* Start *
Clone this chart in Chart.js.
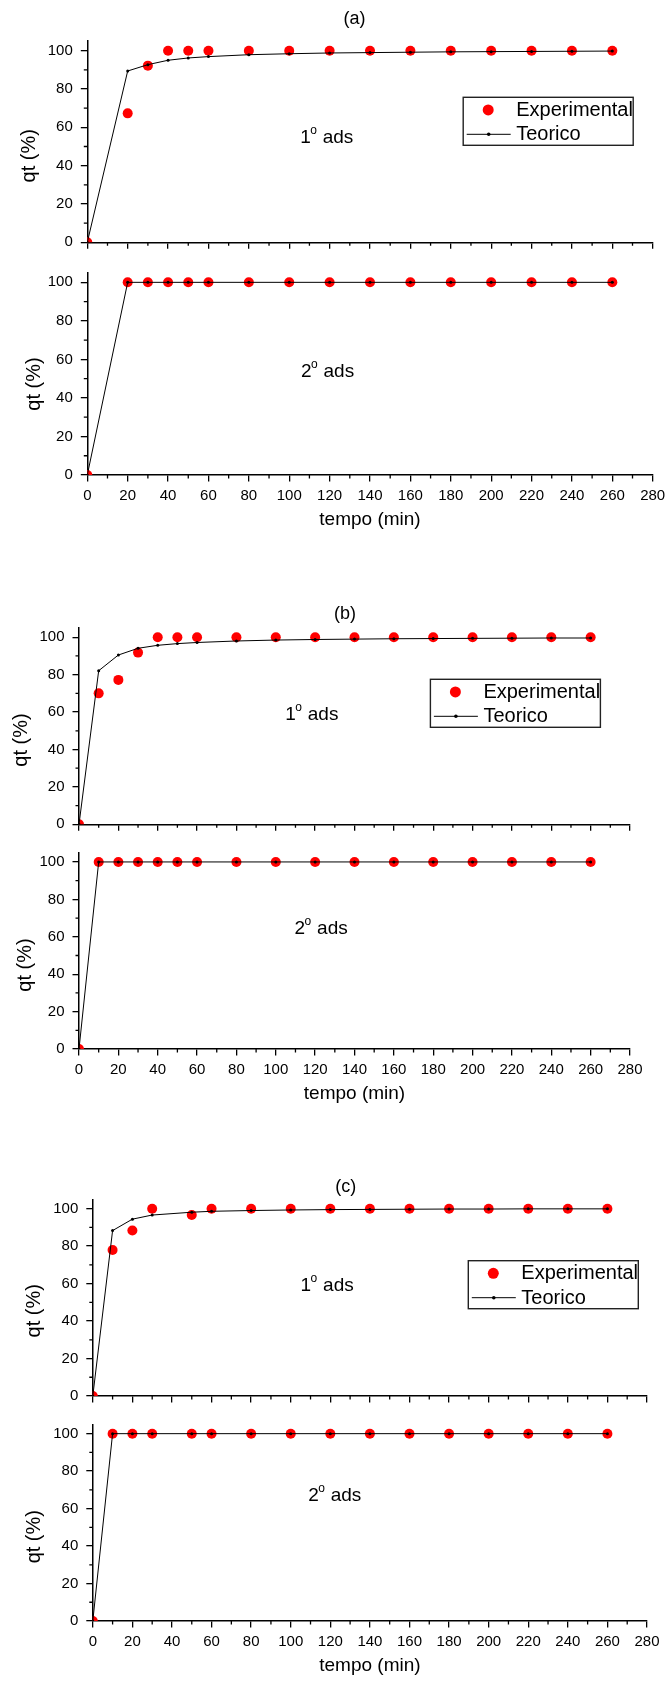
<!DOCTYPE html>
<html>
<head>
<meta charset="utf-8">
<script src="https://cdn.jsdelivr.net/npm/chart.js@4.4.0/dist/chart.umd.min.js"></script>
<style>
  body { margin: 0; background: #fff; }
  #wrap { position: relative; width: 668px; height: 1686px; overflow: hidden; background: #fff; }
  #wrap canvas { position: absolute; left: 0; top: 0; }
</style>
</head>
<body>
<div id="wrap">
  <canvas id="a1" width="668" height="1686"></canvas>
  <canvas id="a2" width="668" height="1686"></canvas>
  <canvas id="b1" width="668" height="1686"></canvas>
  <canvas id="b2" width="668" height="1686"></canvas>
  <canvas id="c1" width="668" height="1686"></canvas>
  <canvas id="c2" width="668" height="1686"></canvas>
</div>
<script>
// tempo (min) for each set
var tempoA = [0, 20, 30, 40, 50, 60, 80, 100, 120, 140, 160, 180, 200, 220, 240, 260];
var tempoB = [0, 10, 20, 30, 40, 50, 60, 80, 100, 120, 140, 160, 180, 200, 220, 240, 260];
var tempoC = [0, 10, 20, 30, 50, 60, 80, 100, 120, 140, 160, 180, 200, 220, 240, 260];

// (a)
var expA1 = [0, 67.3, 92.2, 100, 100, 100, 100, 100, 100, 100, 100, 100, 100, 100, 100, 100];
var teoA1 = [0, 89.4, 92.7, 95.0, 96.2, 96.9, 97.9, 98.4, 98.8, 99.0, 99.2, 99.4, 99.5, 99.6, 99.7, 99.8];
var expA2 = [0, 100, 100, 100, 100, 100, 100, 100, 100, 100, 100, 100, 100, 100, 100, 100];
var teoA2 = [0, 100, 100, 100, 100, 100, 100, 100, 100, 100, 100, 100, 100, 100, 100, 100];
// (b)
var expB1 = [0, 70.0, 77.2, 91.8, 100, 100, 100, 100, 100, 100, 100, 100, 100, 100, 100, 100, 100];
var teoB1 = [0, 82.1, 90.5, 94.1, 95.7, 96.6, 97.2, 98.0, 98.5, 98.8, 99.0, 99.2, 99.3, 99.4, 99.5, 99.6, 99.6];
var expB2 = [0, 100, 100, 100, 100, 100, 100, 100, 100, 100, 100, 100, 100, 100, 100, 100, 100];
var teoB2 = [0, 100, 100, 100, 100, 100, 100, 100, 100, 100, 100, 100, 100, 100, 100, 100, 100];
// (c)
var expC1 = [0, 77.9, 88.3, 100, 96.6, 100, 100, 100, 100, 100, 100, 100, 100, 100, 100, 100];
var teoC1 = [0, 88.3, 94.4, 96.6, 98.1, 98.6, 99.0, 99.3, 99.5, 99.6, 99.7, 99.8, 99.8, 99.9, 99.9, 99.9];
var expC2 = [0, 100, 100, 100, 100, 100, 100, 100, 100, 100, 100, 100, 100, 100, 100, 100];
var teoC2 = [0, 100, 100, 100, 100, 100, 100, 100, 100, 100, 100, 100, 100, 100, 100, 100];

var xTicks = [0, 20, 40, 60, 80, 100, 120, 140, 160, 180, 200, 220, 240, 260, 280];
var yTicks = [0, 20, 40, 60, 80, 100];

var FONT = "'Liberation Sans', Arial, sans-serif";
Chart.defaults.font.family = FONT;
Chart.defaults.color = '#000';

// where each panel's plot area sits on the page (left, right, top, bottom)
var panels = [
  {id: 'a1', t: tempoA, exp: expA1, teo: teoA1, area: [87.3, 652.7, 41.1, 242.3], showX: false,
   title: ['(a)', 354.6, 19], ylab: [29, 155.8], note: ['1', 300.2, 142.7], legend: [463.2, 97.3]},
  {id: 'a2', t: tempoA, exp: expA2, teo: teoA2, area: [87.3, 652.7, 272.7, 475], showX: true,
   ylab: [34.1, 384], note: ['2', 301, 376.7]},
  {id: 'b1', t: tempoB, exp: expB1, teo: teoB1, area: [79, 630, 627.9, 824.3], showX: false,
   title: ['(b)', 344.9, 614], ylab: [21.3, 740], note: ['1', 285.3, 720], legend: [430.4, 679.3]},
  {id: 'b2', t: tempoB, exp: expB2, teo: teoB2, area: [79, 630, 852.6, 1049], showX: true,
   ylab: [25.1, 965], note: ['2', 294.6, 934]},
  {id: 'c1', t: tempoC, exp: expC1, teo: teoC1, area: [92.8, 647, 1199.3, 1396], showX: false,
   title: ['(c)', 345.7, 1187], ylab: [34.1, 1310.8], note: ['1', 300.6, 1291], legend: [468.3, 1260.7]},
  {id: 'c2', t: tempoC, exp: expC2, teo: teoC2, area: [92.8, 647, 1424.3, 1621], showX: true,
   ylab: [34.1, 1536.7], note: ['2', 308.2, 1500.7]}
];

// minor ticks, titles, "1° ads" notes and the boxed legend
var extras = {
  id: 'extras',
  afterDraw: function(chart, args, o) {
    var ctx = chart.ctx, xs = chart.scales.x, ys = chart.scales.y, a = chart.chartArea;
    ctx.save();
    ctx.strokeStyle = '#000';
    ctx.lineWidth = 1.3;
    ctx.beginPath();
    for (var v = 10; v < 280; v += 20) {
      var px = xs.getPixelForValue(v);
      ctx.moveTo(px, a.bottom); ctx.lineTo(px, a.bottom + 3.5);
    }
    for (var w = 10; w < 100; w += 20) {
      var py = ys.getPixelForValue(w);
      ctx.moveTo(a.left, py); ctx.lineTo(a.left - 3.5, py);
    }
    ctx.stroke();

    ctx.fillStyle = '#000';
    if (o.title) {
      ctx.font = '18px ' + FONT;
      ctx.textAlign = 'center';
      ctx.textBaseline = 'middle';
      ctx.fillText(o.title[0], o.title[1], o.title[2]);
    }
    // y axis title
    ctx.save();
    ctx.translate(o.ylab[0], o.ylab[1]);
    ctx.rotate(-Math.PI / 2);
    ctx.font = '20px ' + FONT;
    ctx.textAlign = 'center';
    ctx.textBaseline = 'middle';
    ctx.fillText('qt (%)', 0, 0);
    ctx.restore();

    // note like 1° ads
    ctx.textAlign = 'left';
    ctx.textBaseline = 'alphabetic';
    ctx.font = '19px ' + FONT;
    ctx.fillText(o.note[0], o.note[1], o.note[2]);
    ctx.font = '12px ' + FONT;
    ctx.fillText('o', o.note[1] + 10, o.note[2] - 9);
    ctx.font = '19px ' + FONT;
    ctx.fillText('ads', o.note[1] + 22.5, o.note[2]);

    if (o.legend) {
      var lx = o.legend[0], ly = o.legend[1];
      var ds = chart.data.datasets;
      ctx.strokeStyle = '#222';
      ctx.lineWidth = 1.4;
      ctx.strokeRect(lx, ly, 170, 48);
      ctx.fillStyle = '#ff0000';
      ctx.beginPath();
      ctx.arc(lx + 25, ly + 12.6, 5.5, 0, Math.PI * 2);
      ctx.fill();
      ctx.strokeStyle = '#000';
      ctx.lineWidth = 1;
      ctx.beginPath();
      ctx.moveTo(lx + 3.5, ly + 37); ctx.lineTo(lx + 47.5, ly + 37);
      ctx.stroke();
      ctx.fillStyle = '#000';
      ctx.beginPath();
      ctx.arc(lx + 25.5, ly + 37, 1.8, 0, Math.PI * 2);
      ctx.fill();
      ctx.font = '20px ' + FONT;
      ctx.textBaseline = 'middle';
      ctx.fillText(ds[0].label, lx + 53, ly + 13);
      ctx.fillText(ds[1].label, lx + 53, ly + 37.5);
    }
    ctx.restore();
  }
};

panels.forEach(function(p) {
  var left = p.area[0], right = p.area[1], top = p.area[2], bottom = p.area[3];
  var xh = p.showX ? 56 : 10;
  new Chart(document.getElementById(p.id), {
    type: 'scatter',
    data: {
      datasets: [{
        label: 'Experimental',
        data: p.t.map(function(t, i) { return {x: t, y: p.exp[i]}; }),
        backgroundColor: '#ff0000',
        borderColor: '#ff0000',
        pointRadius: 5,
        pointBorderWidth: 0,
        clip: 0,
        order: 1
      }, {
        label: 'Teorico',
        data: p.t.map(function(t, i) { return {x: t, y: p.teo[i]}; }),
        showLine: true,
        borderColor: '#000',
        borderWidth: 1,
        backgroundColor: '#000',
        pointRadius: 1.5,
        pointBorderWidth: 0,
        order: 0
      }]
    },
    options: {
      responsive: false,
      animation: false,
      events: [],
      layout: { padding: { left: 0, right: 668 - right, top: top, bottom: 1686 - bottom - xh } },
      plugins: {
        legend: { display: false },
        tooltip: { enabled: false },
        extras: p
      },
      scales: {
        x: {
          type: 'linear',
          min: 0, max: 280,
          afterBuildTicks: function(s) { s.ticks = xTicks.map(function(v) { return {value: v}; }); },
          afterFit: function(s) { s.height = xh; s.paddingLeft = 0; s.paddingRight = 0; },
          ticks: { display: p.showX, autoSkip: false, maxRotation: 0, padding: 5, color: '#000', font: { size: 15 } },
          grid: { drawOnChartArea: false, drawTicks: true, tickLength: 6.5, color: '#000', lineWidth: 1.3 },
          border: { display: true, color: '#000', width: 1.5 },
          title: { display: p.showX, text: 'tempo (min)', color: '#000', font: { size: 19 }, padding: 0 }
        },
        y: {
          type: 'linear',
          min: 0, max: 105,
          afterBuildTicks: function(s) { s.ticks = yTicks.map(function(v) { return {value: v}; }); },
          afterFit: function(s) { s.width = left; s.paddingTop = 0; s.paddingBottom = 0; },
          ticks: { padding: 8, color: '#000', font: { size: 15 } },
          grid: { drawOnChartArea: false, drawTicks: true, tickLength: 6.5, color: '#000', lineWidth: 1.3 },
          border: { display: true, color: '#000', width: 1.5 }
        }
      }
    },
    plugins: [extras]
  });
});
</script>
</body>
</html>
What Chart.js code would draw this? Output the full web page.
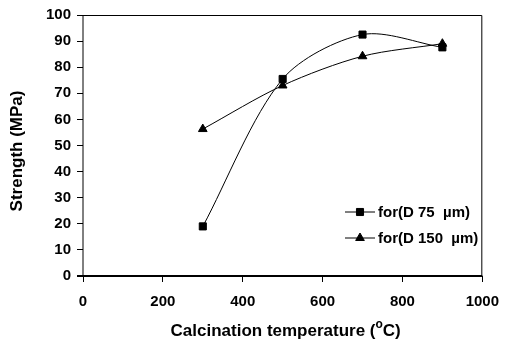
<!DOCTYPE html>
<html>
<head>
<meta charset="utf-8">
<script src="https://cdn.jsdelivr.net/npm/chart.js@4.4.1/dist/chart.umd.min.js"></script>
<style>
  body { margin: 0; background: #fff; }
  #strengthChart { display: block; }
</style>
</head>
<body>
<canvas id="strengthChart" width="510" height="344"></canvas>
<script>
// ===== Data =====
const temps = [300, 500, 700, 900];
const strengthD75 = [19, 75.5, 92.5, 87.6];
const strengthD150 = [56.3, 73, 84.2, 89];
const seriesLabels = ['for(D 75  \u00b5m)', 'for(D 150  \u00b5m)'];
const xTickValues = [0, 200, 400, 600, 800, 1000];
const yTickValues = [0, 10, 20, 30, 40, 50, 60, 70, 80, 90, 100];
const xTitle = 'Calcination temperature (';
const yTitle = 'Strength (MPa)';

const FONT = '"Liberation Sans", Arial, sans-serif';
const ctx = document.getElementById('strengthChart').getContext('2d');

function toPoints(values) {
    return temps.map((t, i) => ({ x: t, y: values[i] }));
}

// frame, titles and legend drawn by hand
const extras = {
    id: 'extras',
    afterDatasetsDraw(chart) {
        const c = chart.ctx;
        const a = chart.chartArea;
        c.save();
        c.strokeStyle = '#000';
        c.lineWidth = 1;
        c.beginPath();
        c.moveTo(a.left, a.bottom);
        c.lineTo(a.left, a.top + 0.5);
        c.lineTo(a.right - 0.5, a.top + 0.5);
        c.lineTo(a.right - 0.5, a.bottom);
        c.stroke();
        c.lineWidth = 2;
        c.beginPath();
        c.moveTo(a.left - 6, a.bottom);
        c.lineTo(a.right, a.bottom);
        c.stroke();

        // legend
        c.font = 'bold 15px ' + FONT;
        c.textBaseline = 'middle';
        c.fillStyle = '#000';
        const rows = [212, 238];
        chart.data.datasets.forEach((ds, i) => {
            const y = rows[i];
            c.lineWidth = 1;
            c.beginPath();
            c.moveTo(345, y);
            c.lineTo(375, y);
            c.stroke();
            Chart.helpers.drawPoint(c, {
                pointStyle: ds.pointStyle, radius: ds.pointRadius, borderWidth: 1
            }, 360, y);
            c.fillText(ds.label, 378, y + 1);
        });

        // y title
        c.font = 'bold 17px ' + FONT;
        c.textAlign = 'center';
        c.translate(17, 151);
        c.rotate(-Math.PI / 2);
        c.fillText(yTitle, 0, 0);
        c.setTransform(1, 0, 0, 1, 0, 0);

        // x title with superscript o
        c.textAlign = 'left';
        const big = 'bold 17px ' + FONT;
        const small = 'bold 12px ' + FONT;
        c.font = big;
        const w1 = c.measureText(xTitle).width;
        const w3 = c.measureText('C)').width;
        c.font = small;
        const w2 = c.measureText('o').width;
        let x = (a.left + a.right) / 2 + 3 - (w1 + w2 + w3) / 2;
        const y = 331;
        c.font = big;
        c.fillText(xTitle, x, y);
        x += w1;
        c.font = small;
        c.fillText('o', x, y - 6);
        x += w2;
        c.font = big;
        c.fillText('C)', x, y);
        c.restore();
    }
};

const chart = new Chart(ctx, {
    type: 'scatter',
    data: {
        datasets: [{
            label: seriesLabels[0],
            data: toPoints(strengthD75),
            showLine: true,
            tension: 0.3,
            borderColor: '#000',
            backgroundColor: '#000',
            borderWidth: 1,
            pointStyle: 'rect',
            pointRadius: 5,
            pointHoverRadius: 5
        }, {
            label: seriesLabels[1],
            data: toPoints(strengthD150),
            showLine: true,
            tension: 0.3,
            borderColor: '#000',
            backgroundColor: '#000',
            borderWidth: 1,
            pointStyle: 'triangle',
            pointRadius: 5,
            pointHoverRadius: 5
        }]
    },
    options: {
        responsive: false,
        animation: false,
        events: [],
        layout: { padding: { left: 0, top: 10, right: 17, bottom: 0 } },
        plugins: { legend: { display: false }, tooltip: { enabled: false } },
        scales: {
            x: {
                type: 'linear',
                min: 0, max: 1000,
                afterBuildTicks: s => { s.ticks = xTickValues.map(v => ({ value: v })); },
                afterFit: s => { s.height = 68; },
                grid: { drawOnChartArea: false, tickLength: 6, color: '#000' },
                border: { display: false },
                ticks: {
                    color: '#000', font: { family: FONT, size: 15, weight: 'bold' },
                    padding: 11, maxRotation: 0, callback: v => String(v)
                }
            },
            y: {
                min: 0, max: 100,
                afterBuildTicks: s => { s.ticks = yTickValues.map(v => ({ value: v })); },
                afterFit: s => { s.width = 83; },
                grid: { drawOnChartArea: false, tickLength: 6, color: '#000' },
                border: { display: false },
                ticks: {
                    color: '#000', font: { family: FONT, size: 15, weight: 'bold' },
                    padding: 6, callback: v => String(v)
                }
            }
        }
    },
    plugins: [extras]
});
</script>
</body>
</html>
* End *
What the task asks: Work out how many lines of the data above hold the word "page", and write only the count.

Completed task: 2